Her mother said it was due, in part, to the anguish she suffered from after Bryce’s death.
It’s an anguish that continues to afflict the Deerfield Beach community.
“We need help,” said Gowdy’s friend, Clefton Israel. “We might not say it, but ultimately, we kids need help.”
Israel said he hasn’t found proper clinical help since his friend’s death. He said therapists he has seen have not been as responsive or warm as he’d like, and it’s made it tough to find the help he needs.
“I don’t feel like we’re being understood or heard,” Israel said.
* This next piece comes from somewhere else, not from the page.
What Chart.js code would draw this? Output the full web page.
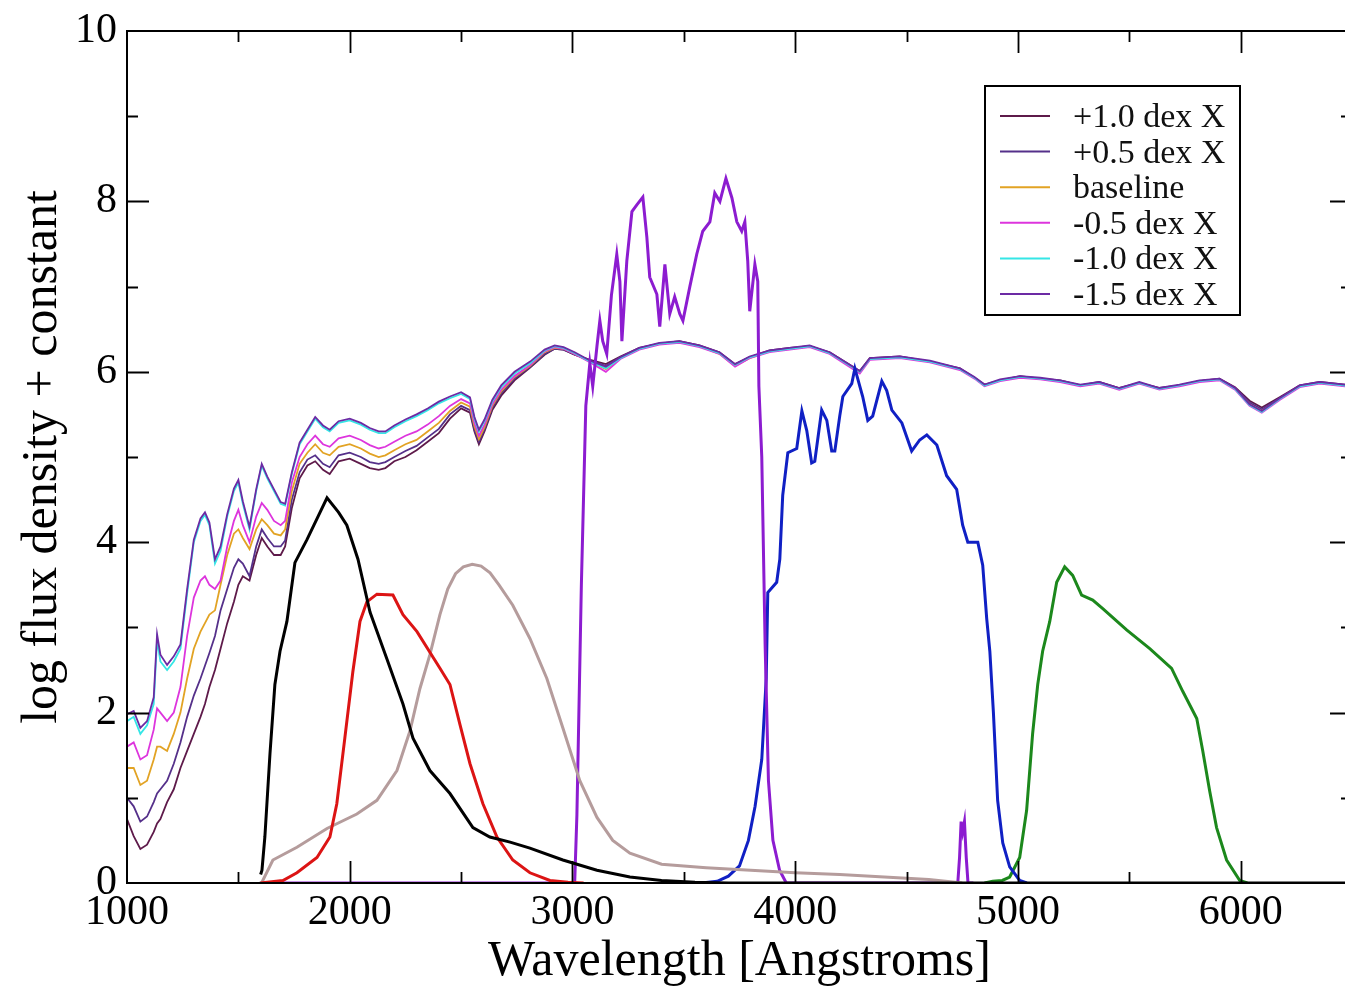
<!DOCTYPE html>
<html><head><meta charset="utf-8">
<script src="https://cdn.jsdelivr.net/npm/chart.js@4.4.1/dist/chart.umd.min.js"></script>
<style>
html,body{margin:0;padding:0;overflow:hidden;background:#fff;width:1345px;height:993px}
#wrap{position:absolute;left:0;top:0;width:1360px;height:993px}
</style>
</head><body><div id="wrap"><canvas id="c" width="1360" height="993"></canvas></div>
<script>
// ---------- data ----------
const xTickValues = [1000, 2000, 3000, 4000, 5000, 6000];
const yTickValues = [0, 2, 4, 6, 8, 10];
const seriesLabels = ['+1.0 dex X', '+0.5 dex X', 'baseline', '-0.5 dex X', '-1.0 dex X', '-1.5 dex X'];

const specWave = [1000,1030,1060,1090,1120,1135,1150,1180,1210,1240,1270,1300,1330,1350,1370,1395,1420,1450,1480,1500,1520,1550,1580,1605,1630,1660,1690,1710,1740,1775,1810,1845,1880,1910,1950,2000,2050,2090,2130,2160,2200,2250,2300,2350,2400,2450,2500,2540,2560,2580,2605,2640,2680,2740,2810,2875,2920,2960,3010,
3080,3150,3215,3300,3390,3480,3570,3660,3730,3795,3885,3975,4065,4155,4290,4335,4470,4605,4740,4805,4850,4920,5010,5100,5190,5280,5365,5455,5545,5635,5725,5815,5905,5975,6040,6095,6175,6265,6355,6500];

const specPlus10 = [0.75,0.55,0.4,0.45,0.6,0.7,0.75,0.95,1.1,1.35,1.55,1.75,1.95,2.1,2.3,2.5,2.75,3.05,3.3,3.5,3.6,3.55,3.85,4.05,3.95,3.85,3.85,3.95,4.4,4.75,4.9,4.95,4.85,4.8,4.95,4.98,4.92,4.87,4.85,4.87,4.95,5.0,5.08,5.18,5.28,5.45,5.57,5.52,5.3,5.15,5.3,5.55,5.72,5.9,6.05,6.2,6.27,6.26,6.2,
6.14,6.09,6.18,6.28,6.33,6.36,6.31,6.23,6.09,6.17,6.25,6.28,6.3,6.23,6.01,6.16,6.18,6.12,6.04,5.93,5.85,5.9,5.95,5.92,5.9,5.84,5.88,5.81,5.87,5.81,5.84,5.89,5.92,5.82,5.66,5.58,5.7,5.84,5.88,5.84];

const specPlus05 = [1.0,0.9,0.72,0.78,0.95,1.05,1.1,1.2,1.4,1.65,1.95,2.2,2.4,2.55,2.7,2.9,3.2,3.45,3.7,3.8,3.75,3.6,3.95,4.15,4.05,3.95,3.95,4.02,4.5,4.82,4.97,5.02,4.92,4.88,5.02,5.05,5.0,4.94,4.92,4.94,5.0,5.07,5.13,5.23,5.33,5.5,5.6,5.55,5.32,5.18,5.32,5.58,5.75,5.92,6.06,6.21,6.27,6.26,6.2,
6.13,6.07,6.17,6.27,6.33,6.35,6.3,6.22,6.08,6.17,6.24,6.27,6.3,6.22,6.0,6.15,6.17,6.12,6.03,5.93,5.84,5.9,5.94,5.92,5.89,5.84,5.87,5.8,5.87,5.8,5.84,5.89,5.91,5.81,5.64,5.56,5.69,5.83,5.87,5.83];

const specBaseline = [1.35,1.35,1.15,1.2,1.45,1.6,1.6,1.55,1.75,2.0,2.4,2.75,2.95,3.05,3.15,3.2,3.5,3.85,4.1,4.15,4.05,3.92,4.15,4.27,4.2,4.1,4.08,4.15,4.6,4.92,5.05,5.15,5.05,5.02,5.12,5.15,5.1,5.04,5.0,5.02,5.08,5.15,5.2,5.3,5.4,5.54,5.64,5.59,5.36,5.21,5.35,5.6,5.77,5.94,6.07,6.23,6.28,6.27,6.21,
6.12,6.03,6.16,6.27,6.33,6.35,6.3,6.21,6.07,6.16,6.24,6.27,6.3,6.22,5.99,6.15,6.17,6.12,6.03,5.93,5.84,5.9,5.94,5.92,5.89,5.84,5.87,5.8,5.87,5.8,5.84,5.89,5.91,5.8,5.62,5.54,5.68,5.83,5.87,5.83];

const specMinus05 = [1.6,1.65,1.45,1.5,1.8,2.05,2.0,1.9,2.0,2.3,2.9,3.35,3.55,3.6,3.5,3.45,3.55,3.95,4.25,4.38,4.2,4.0,4.3,4.46,4.38,4.25,4.2,4.25,4.7,5.0,5.15,5.25,5.15,5.12,5.22,5.25,5.2,5.14,5.1,5.12,5.18,5.25,5.3,5.38,5.48,5.6,5.68,5.63,5.4,5.25,5.38,5.62,5.79,5.95,6.08,6.24,6.29,6.27,6.21,
6.11,6.0,6.15,6.26,6.32,6.34,6.29,6.21,6.06,6.16,6.23,6.26,6.29,6.21,5.98,6.14,6.16,6.11,6.02,5.92,5.83,5.89,5.93,5.91,5.88,5.83,5.86,5.79,5.86,5.79,5.83,5.88,5.9,5.79,5.6,5.52,5.67,5.82,5.86,5.82];

const specMinus10 = [1.9,1.95,1.75,1.85,2.1,2.85,2.6,2.5,2.6,2.75,3.4,4.0,4.25,4.32,4.2,3.75,3.9,4.3,4.6,4.7,4.45,4.15,4.6,4.9,4.75,4.6,4.45,4.43,4.8,5.15,5.3,5.45,5.35,5.3,5.4,5.43,5.38,5.32,5.28,5.28,5.35,5.42,5.48,5.55,5.63,5.69,5.74,5.68,5.45,5.3,5.42,5.65,5.82,5.98,6.1,6.25,6.3,6.28,6.22,
6.12,6.04,6.16,6.27,6.33,6.35,6.3,6.22,6.08,6.17,6.24,6.27,6.3,6.22,6.0,6.15,6.17,6.12,6.03,5.93,5.84,5.9,5.94,5.92,5.89,5.84,5.87,5.8,5.87,5.8,5.84,5.89,5.91,5.8,5.61,5.53,5.68,5.83,5.87,5.83];

const specMinus15 = [1.98,2.02,1.82,1.9,2.18,2.92,2.68,2.56,2.66,2.8,3.45,4.03,4.28,4.35,4.23,3.8,3.95,4.33,4.63,4.73,4.48,4.18,4.62,4.92,4.77,4.62,4.47,4.45,4.82,5.17,5.32,5.47,5.37,5.32,5.42,5.45,5.4,5.34,5.3,5.3,5.37,5.44,5.5,5.57,5.65,5.71,5.76,5.7,5.47,5.32,5.44,5.67,5.84,6.0,6.12,6.26,6.31,6.29,6.23,
6.13,6.06,6.17,6.28,6.34,6.36,6.31,6.23,6.09,6.18,6.25,6.28,6.31,6.23,6.01,6.16,6.18,6.13,6.04,5.94,5.85,5.91,5.95,5.93,5.9,5.85,5.88,5.81,5.88,5.81,5.85,5.9,5.92,5.81,5.62,5.54,5.69,5.84,5.88,5.84];

// filter curves
const blackWave = [1600,1606,1619,1642,1664,1687,1718,1754,1808,1898,1950,1987,2037,2091,2167,2239,2284,2360,2450,2553,2629,2720,2809,2957,3110,3258,3400,3550,3700,6500];
const blackVals = [0.1,0.15,0.54,1.52,2.33,2.72,3.07,3.76,4.03,4.52,4.35,4.2,3.8,3.18,2.63,2.1,1.7,1.32,1.05,0.65,0.54,0.48,0.41,0.27,0.15,0.07,0.03,0.01,0,0];

const redWave = [1600,1700,1763,1853,1911,1942,1978,2014,2046,2077,2122,2194,2239,2302,2405,2450,2495,2540,2598,2661,2732,2809,2899,2980,3050];
const redVals = [0,0.03,0.12,0.3,0.54,0.93,1.7,2.48,3.07,3.3,3.39,3.38,3.15,2.95,2.52,2.33,1.86,1.4,0.93,0.54,0.27,0.12,0.03,0.01,0];

const brownWave = [1597,1606,1655,1763,1898,2032,2122,2212,2270,2315,2360,2405,2440,2475,2510,2550,2590,2630,2670,2732,2809,2885,2957,3033,3110,3181,3258,3400,3600,3800,4000,4200,4400,4600,4750];
const brownVals = [0,0.01,0.27,0.42,0.64,0.81,0.97,1.32,1.78,2.28,2.68,3.15,3.45,3.63,3.71,3.74,3.72,3.64,3.5,3.26,2.87,2.4,1.82,1.2,0.77,0.5,0.35,0.22,0.18,0.15,0.12,0.1,0.07,0.04,0];

const violetWave = [1600,3010,3020,3040,3060,3078,3091,3110,3123,3136,3154,3175,3199,3213,3222,3244,3267,3289,3316,3334,3347,3379,3392,3415,3437,3459,3482,3496,3527,3558,3585,3617,3639,3662,3689,3716,3738,3760,3774,3787,3796,3819,3832,3837,3850,3865,3880,3900,3930,3960,4730,4738,4745,4752,4760,4768,4776,4800];
const violetVals = [0,0,0.8,3.5,5.6,6.1,5.83,6.3,6.6,6.36,6.21,6.9,7.38,7.06,6.36,7.3,7.88,7.96,8.05,7.58,7.11,6.91,6.53,7.26,6.68,6.88,6.68,6.6,7.0,7.38,7.65,7.76,8.1,8.0,8.27,8.04,7.76,7.65,7.76,7.3,6.71,7.26,7.06,5.83,5.0,2.8,1.2,0.5,0.15,0,0,0.3,0.72,0.6,0.72,0.3,0,0];

const blueWave = [3580,3650,3700,3750,3790,3820,3850,3870,3877,3917,3931,3944,3967,4007,4030,4052,4074,4088,4119,4142,4164,4178,4200,4214,4254,4268,4303,4326,4348,4389,4411,4434,4479,4523,4559,4591,4636,4680,4725,4752,4775,4820,4842,4860,4874,4890,4909,4932,4963,5008,5040];
const blueVals = [0,0.02,0.08,0.2,0.5,0.9,1.45,2.4,3.41,3.53,3.8,4.55,5.05,5.1,5.54,5.31,4.93,4.95,5.55,5.43,5.07,5.07,5.48,5.71,5.86,6.04,5.71,5.43,5.48,5.89,5.78,5.55,5.4,5.07,5.2,5.26,5.14,4.78,4.62,4.2,4.0,4.0,3.73,3.1,2.72,2.0,0.97,0.47,0.19,0.03,0];

const greenWave = [4850,4887,4930,4963,5008,5039,5066,5089,5111,5143,5174,5210,5246,5286,5336,5381,5488,5592,5690,5740,5803,5830,5861,5892,5937,5996,6030];
const greenVals = [0,0.02,0.03,0.07,0.3,0.85,1.75,2.33,2.72,3.07,3.53,3.71,3.61,3.38,3.32,3.22,2.97,2.75,2.52,2.25,1.93,1.55,1.08,0.65,0.27,0.03,0];

// ---------- styling ----------
const FONT = '"Liberation Serif", "Times New Roman", serif';
const specColors = ['#5e1a4a', '#55308a', '#e2a324', '#dd35dd', '#35e6e6', '#6c2aa4'];
const specData = [specPlus10, specPlus05, specBaseline, specMinus05, specMinus10, specMinus15];

function pts(xs, ys) { return xs.map((x, i) => ({ x: x, y: ys[i] })); }

const datasets = [];
specData.forEach((vals, i) => {
  datasets.push({
    label: seriesLabels[i], data: pts(specWave, vals), borderColor: specColors[i],
    borderWidth: 1.8, inLegend: true, order: 20 - i
  });
});
const filters = [
  [blackWave, blackVals, '#000000'],
  [redWave, redVals, '#dc1414'],
  [brownWave, brownVals, '#b59c9c'],
  [violetWave, violetVals, '#8c1cd0'],
  [blueWave, blueVals, '#1020c4'],
  [greenWave, greenVals, '#1c881c']
];
filters.forEach((f, i) => {
  datasets.push({ label: 'f' + i, data: pts(f[0], f[1]), borderColor: f[2], borderWidth: 3, inLegend: false, order: 1 + i });
});

const framePlugin = {
  id: 'frame',
  afterDraw(chart) {
    const ctx = chart.ctx;
    const a = chart.chartArea;
    const xs = chart.scales.x, ys = chart.scales.y;
    ctx.save();
    ctx.strokeStyle = '#000';
    ctx.lineWidth = 2;
    ctx.strokeRect(a.left, a.top, a.right - a.left, a.bottom - a.top);
    ctx.lineWidth = 1.8;
    ctx.beginPath();
    for (let v = 1500; v < 6500; v += 500) {
      const px = Math.round(xs.getPixelForValue(v)) + 0.5;
      const len = (v % 1000 === 0) ? 22 : 11;
      ctx.moveTo(px, a.bottom); ctx.lineTo(px, a.bottom - len);
      ctx.moveTo(px, a.top); ctx.lineTo(px, a.top + len);
    }
    for (let v = 1; v < 10; v += 1) {
      const py = Math.round(ys.getPixelForValue(v)) + 0.5;
      const len = (v % 2 === 0) ? 22 : 11;
      ctx.moveTo(a.left, py); ctx.lineTo(a.left + len, py);
      ctx.moveTo(a.right, py); ctx.lineTo(a.right - len, py);
    }
    ctx.stroke();

    // legend
    const bx = 985, by = 86, bw = 255, bh = 229;
    ctx.fillStyle = '#fff';
    ctx.fillRect(bx, by, bw, bh);
    ctx.lineWidth = 2;
    ctx.strokeRect(bx, by, bw, bh);
    ctx.font = '34px ' + FONT;
    ctx.textBaseline = 'middle';
    ctx.textAlign = 'left';
    const items = chart.data.datasets.filter(d => d.inLegend);
    items.forEach((d, i) => {
      const yy = 116 + i * 35.6;
      ctx.strokeStyle = d.borderColor;
      ctx.lineWidth = 2;
      ctx.beginPath(); ctx.moveTo(1000, yy); ctx.lineTo(1050, yy); ctx.stroke();
      ctx.fillStyle = '#111';
      ctx.fillText(d.label, 1073, yy + 2);
    });
    ctx.restore();
  }
};

new Chart(document.getElementById('c').getContext('2d'), {
  type: 'line',
  data: { datasets: datasets },
  options: {
    responsive: false, animation: false, devicePixelRatio: 1,
    layout: { padding: { top: 25, right: 8, left: 0, bottom: 0 } },
    plugins: { legend: { display: false }, tooltip: { enabled: false } },
    elements: { point: { radius: 0 }, line: { tension: 0, fill: false } },
    scales: {
      x: {
        type: 'linear', min: 1000, max: 6500,
        grid: { display: false, drawTicks: false }, border: { display: false },
        afterBuildTicks(s) { s.ticks = xTickValues.map(v => ({ value: v })); },
        ticks: {
          autoSkip: false, maxRotation: 0, padding: 9, color: '#000',
          font: { family: FONT, size: 42, lineHeight: 1 },
          callback: v => String(v)
        },
        title: { display: true, text: 'Wavelength [Angstroms]', color: '#000',
          font: { family: FONT, size: 50, lineHeight: 1 }, padding: { top: 0, bottom: 6 } },
        afterFit(s) { s.height = 110; }
      },
      y: {
        type: 'linear', min: 0, max: 10,
        grid: { display: false, drawTicks: false }, border: { display: false },
        afterBuildTicks(s) { s.ticks = yTickValues.map(v => ({ value: v })); },
        ticks: {
          padding: 10, color: '#000',
          font: { family: FONT, size: 42, lineHeight: 1 },
          callback: v => String(v)
        },
        title: { display: true, text: 'log flux density + constant', color: '#000',
          font: { family: FONT, size: 50, lineHeight: 1 }, padding: { top: 18, bottom: 0 } },
        afterFit(s) { s.width = 127; }
      }
    }
  },
  plugins: [framePlugin]
});
</script>
</body></html>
Gowdy’s mother, Shibbon Winelle, said she has heard of other classmates who have spoken with school counselors in uncomfortable conditions. In one instance, she described a female friend of Gowdy’s who was ushered into a dark classroom to speak with a counselor as she sat in a broken desk.
“I think the key thing that needs to happen right now is these kids need therapy,” Winelle said. ”They need it in a way where they can open up, and express, and feel comfortable.”
In a statement, Broward County Public Schools said it provides and will provide mental health services to students and staff.
"District-based crisis teams (Family Therapists, School Social Workers, School Psychologists, Employee Assistance Program Counselors, School Counselors, Suicide Prevention Specialists) have responded immediately to the needs of the school," the statement said in part.
The district added that full-time mental health clinicians will remain at the school all year and that it had partnered with the city and behavioral health partners to provide out-of-school mental health support.